▶ Exercise prompt: Copy out each line below that has the word "with" in it.

▶ Given records:
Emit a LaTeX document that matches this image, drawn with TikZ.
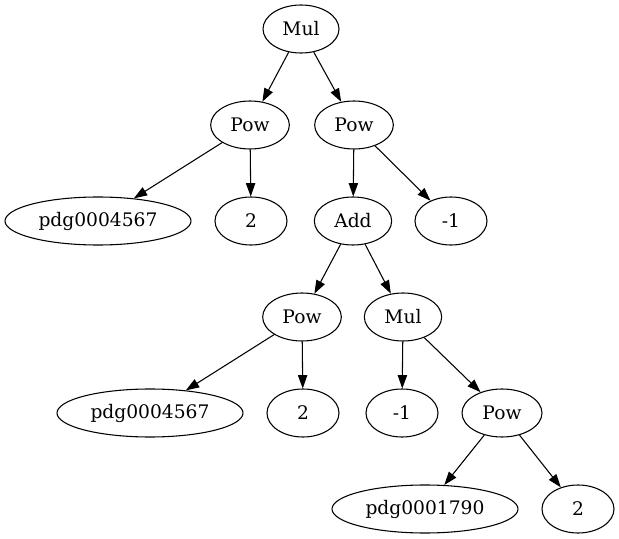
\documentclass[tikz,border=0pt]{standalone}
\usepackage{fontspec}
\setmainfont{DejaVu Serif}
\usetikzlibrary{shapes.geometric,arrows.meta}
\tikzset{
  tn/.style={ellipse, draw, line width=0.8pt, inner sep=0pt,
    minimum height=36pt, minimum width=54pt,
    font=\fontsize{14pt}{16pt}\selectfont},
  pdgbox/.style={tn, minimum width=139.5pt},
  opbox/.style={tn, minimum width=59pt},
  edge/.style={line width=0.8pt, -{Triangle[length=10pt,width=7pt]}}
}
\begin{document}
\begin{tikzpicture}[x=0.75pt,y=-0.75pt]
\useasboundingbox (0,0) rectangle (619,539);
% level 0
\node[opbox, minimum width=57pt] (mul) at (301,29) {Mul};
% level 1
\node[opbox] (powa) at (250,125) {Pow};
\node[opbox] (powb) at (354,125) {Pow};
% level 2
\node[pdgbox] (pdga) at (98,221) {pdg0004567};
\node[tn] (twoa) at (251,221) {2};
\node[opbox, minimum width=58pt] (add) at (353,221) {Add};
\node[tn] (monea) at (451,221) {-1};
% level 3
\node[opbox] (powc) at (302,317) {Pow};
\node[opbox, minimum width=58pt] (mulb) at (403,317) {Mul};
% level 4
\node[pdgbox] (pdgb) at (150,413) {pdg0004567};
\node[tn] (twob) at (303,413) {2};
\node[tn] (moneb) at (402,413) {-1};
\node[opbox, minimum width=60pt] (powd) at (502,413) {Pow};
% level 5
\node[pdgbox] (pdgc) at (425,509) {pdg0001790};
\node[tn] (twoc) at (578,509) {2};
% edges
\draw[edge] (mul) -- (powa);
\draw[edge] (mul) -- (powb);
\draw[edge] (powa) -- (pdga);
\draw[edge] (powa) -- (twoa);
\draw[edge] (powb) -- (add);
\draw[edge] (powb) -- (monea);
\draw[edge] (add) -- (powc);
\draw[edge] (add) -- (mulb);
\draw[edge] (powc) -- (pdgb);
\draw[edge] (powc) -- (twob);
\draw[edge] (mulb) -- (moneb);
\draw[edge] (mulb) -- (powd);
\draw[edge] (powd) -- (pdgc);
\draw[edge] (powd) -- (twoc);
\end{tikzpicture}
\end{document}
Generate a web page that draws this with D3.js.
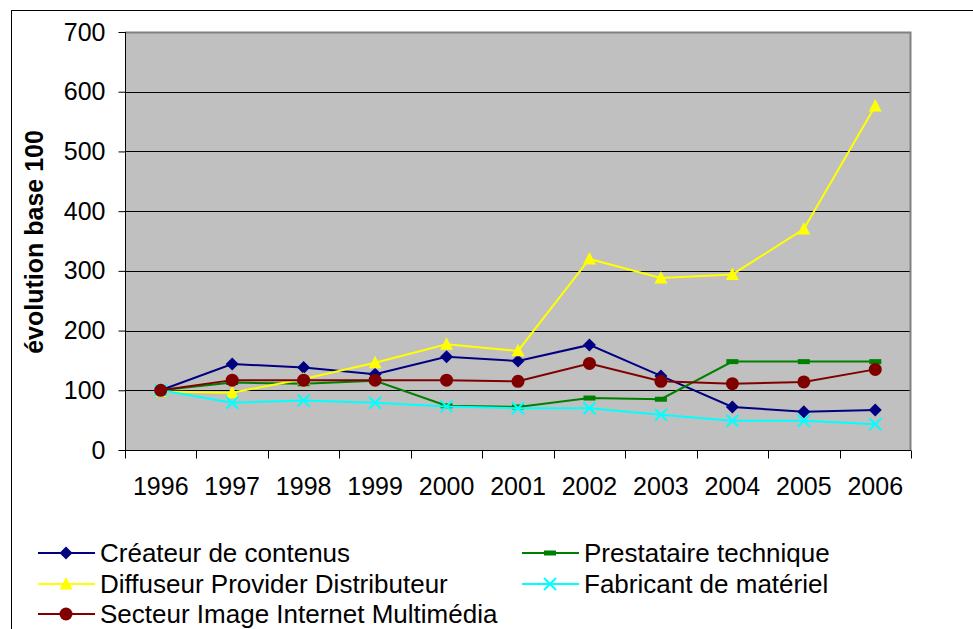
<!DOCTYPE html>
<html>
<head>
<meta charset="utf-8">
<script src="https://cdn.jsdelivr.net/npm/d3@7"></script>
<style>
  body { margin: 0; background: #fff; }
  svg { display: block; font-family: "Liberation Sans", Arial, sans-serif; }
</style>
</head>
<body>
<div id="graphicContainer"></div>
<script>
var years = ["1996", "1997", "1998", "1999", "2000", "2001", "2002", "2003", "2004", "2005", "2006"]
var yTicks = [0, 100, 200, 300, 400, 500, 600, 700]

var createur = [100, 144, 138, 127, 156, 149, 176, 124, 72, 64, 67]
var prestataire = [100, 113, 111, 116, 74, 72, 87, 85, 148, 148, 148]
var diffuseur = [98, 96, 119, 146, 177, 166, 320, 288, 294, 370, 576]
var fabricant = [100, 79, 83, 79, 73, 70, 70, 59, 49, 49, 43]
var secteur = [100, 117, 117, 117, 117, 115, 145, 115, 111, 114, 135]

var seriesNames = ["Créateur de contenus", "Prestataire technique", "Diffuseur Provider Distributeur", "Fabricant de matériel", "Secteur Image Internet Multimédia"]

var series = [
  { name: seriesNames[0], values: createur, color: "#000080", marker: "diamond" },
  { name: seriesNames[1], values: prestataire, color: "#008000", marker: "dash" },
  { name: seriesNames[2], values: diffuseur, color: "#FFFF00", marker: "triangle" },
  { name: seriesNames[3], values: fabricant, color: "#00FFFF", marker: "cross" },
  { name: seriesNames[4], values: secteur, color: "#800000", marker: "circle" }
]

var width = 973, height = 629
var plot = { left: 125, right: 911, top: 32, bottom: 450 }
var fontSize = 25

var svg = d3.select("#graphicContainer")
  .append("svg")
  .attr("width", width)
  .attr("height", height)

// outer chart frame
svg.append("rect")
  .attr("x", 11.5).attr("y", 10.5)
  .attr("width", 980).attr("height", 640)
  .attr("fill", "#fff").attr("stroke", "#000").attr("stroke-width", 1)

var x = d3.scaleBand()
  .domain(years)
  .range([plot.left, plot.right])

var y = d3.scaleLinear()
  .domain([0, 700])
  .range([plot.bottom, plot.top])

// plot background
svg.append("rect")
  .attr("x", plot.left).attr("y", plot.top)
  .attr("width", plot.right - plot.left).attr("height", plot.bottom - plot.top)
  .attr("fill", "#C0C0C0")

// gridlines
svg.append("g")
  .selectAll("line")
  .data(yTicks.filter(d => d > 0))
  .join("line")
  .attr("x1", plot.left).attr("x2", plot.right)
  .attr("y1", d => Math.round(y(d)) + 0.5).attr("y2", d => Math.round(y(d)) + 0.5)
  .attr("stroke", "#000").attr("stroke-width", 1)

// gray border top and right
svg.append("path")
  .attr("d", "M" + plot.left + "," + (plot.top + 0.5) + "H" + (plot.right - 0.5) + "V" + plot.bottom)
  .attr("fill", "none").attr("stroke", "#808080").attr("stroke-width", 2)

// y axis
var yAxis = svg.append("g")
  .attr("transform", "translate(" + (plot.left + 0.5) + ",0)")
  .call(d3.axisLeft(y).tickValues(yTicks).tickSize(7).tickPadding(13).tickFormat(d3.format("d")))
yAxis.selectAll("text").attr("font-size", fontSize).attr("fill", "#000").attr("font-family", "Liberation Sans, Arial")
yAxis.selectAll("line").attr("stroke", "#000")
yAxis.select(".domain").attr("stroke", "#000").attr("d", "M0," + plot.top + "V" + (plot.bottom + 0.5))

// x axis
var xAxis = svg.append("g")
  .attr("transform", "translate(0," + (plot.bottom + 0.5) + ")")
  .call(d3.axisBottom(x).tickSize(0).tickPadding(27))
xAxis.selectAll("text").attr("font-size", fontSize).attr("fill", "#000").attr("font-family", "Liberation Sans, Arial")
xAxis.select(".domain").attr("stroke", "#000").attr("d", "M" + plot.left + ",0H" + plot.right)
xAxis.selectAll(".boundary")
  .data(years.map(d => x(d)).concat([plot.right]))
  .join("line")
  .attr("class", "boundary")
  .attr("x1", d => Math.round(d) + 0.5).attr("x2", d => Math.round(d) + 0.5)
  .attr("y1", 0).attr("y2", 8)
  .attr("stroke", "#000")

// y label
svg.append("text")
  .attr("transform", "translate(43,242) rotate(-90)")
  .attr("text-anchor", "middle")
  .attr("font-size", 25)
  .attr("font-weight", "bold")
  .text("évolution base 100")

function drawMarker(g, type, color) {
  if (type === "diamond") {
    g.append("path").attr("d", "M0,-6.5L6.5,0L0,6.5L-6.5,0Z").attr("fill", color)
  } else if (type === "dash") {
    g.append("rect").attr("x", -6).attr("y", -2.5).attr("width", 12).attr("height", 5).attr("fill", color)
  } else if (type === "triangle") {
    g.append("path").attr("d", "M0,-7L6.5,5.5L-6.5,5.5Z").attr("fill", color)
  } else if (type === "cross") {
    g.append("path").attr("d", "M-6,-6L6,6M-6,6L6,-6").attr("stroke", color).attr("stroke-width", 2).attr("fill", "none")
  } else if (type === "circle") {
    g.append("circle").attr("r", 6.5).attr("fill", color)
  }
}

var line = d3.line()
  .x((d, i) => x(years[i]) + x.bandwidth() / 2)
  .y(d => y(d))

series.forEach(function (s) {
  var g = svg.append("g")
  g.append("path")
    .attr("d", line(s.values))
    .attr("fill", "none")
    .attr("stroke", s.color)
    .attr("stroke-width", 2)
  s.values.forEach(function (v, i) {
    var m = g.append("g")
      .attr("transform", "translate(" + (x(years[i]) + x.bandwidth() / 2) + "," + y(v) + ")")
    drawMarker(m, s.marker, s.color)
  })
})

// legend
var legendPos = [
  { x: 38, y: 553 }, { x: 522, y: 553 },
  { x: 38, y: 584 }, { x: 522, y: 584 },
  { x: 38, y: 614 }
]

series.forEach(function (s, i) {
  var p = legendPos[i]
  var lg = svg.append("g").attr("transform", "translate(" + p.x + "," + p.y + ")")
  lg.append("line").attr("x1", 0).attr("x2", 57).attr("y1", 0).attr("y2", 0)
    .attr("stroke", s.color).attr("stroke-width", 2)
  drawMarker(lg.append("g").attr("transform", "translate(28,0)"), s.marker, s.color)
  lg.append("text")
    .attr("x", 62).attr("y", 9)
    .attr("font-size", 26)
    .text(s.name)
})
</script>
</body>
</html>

▶ Exercise answer:
Emit a LaTeX document that matches this image, drawn with TikZ.
Generate a web page that draws this with D3.js.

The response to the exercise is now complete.